### The task
Please write out the lines of the data exactly, beginning with the first and ending with the line containing "var TICK_TEXT = ['P', 'L', 'A', 'P', 'R', 'A'];"; leave the pictures behind.

### Provided material
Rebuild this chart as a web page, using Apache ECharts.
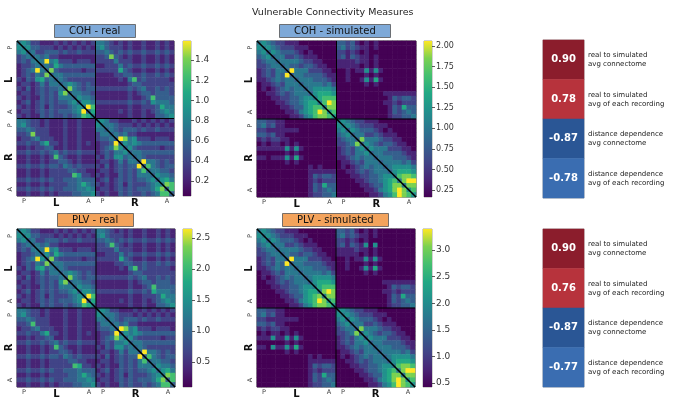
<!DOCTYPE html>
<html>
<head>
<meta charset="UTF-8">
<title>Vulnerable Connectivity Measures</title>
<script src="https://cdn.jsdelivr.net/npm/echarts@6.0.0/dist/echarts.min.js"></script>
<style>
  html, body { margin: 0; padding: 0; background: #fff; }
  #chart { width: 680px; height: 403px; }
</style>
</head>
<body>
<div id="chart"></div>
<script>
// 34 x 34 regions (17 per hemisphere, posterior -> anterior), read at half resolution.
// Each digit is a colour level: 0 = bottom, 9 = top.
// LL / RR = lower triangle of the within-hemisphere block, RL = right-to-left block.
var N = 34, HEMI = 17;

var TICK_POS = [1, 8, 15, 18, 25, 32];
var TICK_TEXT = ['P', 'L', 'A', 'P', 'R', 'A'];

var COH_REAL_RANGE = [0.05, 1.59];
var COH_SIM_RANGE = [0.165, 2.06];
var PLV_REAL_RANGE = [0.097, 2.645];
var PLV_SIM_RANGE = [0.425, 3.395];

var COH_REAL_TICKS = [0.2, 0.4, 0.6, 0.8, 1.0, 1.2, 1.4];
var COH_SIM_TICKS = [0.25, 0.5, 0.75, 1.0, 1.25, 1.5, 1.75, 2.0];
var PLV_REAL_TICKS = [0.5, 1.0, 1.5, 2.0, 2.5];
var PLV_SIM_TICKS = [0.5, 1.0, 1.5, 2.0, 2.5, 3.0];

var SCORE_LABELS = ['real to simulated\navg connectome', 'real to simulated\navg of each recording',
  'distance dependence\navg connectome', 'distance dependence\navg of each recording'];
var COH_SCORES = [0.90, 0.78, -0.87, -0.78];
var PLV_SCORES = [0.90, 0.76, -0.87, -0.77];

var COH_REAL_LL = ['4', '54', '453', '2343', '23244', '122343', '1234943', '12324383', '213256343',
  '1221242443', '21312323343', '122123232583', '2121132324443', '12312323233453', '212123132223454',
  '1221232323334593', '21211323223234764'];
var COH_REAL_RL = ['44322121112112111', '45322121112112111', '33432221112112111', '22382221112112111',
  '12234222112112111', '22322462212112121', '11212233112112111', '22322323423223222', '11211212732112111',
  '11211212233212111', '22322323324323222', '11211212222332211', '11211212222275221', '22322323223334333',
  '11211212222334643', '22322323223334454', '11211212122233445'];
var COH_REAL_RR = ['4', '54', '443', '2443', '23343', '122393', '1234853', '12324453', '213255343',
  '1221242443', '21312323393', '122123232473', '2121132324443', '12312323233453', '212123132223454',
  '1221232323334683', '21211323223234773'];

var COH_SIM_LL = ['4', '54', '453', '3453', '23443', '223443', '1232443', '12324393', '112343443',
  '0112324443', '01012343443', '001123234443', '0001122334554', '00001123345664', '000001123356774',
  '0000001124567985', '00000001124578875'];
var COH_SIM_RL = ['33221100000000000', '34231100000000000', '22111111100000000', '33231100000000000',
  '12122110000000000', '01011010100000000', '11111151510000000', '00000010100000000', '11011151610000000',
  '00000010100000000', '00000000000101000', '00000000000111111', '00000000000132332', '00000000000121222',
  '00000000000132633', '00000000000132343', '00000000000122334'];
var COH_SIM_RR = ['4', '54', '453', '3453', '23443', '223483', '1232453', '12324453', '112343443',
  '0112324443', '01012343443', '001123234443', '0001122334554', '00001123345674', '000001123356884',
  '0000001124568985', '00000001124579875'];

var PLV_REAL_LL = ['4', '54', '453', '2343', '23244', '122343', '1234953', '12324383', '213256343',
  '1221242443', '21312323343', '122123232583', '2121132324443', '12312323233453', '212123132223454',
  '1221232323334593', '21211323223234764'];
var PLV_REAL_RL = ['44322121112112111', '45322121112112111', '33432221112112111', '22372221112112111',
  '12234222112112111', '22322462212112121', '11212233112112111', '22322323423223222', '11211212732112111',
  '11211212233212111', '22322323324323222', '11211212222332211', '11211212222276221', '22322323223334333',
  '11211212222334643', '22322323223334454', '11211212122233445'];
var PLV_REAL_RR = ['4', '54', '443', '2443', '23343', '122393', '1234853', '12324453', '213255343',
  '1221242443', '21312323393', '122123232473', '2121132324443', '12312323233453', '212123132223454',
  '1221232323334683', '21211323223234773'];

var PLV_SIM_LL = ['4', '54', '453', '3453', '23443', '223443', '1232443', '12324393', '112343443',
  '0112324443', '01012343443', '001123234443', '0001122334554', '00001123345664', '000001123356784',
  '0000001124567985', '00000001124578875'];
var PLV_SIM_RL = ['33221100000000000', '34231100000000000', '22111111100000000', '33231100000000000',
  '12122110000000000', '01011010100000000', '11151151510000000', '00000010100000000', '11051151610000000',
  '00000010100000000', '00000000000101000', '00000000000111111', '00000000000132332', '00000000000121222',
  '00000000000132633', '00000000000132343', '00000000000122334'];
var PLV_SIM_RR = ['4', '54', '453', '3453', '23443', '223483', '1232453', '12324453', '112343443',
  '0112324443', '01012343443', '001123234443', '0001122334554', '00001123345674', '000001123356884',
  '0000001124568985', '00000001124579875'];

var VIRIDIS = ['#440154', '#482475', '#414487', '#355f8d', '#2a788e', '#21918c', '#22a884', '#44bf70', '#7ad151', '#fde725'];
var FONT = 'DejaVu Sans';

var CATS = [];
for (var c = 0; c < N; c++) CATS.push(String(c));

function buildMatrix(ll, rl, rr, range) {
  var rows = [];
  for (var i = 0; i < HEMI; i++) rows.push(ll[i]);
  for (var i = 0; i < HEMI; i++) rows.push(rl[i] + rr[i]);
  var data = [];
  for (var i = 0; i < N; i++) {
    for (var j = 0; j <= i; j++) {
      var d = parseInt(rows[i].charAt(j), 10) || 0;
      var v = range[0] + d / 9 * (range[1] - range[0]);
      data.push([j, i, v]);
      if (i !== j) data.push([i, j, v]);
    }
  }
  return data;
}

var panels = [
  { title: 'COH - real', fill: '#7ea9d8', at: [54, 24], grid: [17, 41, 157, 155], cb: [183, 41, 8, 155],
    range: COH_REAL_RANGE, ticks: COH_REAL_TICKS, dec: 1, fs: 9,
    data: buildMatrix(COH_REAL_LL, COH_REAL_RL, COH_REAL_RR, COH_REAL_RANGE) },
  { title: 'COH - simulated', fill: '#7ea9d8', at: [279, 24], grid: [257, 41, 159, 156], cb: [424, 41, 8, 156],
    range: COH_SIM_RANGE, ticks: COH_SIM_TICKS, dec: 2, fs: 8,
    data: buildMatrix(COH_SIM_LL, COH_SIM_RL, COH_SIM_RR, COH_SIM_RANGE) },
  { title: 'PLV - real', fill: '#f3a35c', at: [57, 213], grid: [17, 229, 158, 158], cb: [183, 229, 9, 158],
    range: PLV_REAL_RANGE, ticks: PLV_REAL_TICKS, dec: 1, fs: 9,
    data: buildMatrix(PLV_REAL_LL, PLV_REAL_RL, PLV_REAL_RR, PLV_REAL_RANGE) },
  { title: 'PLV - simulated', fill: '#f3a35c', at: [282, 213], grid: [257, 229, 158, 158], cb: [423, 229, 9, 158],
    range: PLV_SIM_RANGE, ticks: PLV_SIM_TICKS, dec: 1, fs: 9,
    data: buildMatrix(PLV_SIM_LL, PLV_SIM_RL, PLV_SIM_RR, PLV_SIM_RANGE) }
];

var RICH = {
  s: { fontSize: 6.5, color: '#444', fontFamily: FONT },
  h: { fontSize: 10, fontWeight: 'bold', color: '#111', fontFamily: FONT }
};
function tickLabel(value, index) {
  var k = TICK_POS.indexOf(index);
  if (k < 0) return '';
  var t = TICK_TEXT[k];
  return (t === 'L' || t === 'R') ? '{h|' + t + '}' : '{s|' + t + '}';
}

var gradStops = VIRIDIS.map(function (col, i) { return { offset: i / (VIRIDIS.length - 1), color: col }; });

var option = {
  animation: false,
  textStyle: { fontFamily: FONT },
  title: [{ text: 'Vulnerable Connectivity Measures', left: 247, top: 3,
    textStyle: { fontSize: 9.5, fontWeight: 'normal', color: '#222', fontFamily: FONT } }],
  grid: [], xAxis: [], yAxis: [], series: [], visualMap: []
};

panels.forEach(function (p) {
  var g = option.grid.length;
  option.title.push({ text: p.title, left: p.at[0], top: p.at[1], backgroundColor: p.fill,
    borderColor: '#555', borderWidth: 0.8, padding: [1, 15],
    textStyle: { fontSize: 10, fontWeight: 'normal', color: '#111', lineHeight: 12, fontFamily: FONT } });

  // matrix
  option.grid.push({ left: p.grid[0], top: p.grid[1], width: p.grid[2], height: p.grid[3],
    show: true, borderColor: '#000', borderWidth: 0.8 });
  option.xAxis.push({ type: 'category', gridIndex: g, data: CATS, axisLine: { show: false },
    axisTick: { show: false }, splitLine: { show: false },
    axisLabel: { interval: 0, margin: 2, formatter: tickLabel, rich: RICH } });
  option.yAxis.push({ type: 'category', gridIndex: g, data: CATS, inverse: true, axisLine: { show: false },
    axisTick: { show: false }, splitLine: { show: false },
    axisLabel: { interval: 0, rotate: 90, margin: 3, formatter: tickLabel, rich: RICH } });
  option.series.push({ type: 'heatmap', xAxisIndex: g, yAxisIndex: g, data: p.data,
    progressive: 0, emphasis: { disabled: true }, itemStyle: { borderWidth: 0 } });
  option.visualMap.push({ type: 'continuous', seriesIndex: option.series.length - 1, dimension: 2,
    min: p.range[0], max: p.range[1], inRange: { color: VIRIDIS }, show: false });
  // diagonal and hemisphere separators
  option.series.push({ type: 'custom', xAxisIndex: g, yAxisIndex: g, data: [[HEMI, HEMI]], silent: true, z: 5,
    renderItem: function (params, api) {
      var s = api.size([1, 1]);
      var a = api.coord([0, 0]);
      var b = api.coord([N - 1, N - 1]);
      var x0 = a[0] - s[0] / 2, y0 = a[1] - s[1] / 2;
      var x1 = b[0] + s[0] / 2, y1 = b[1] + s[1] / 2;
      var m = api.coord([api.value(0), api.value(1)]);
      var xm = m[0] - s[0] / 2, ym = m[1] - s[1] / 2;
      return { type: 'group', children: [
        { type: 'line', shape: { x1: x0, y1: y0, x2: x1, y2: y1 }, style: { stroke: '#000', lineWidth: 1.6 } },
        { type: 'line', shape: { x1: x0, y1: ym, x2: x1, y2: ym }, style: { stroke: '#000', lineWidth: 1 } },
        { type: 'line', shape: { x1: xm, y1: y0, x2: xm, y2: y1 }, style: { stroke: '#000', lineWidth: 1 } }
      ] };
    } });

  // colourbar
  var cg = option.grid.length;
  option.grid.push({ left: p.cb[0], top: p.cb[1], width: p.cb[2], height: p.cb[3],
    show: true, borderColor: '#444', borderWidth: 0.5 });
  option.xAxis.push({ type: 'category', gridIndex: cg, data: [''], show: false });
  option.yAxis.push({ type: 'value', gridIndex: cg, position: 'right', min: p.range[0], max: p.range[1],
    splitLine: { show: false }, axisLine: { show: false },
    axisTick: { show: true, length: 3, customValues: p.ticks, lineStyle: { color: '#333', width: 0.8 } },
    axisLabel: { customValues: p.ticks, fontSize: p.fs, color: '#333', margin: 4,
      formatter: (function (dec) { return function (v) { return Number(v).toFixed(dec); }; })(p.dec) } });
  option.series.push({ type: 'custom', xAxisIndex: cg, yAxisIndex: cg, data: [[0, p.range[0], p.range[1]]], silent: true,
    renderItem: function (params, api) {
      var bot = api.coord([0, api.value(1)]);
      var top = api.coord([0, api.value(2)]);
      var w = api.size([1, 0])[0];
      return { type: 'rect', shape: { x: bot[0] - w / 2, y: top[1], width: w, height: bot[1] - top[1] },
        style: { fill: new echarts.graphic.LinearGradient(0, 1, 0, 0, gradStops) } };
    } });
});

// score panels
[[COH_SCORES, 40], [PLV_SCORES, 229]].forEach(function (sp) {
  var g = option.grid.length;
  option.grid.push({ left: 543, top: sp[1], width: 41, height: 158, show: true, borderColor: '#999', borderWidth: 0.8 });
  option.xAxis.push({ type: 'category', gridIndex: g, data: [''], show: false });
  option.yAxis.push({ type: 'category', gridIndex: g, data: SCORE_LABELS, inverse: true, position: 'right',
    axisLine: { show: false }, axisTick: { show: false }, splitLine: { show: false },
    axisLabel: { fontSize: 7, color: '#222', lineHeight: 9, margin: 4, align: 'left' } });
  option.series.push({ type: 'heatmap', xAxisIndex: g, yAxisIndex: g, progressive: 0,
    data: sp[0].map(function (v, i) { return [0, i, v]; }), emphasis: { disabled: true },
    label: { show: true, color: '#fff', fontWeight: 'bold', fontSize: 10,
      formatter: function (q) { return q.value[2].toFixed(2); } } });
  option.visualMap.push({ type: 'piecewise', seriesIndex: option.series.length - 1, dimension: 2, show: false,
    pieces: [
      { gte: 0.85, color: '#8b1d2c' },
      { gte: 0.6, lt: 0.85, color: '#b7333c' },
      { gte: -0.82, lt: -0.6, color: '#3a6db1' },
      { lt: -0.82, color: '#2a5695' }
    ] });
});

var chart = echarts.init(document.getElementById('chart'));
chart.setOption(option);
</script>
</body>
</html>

### Answer for the task
Rebuild this chart as a web page, using Apache ECharts.
<!DOCTYPE html>
<html>
<head>
<meta charset="UTF-8">
<title>Vulnerable Connectivity Measures</title>
<script src="https://cdn.jsdelivr.net/npm/echarts@6.0.0/dist/echarts.min.js"></script>
<style>
  html, body { margin: 0; padding: 0; background: #fff; }
  #chart { width: 680px; height: 403px; }
</style>
</head>
<body>
<div id="chart"></div>
<script>
// 34 x 34 regions (17 per hemisphere, posterior -> anterior), read at half resolution.
// Each digit is a colour level: 0 = bottom, 9 = top.
// LL / RR = lower triangle of the within-hemisphere block, RL = right-to-left block.
var N = 34, HEMI = 17;

var TICK_POS = [1, 8, 15, 18, 25, 32];
var TICK_TEXT = ['P', 'L', 'A', 'P', 'R', 'A'];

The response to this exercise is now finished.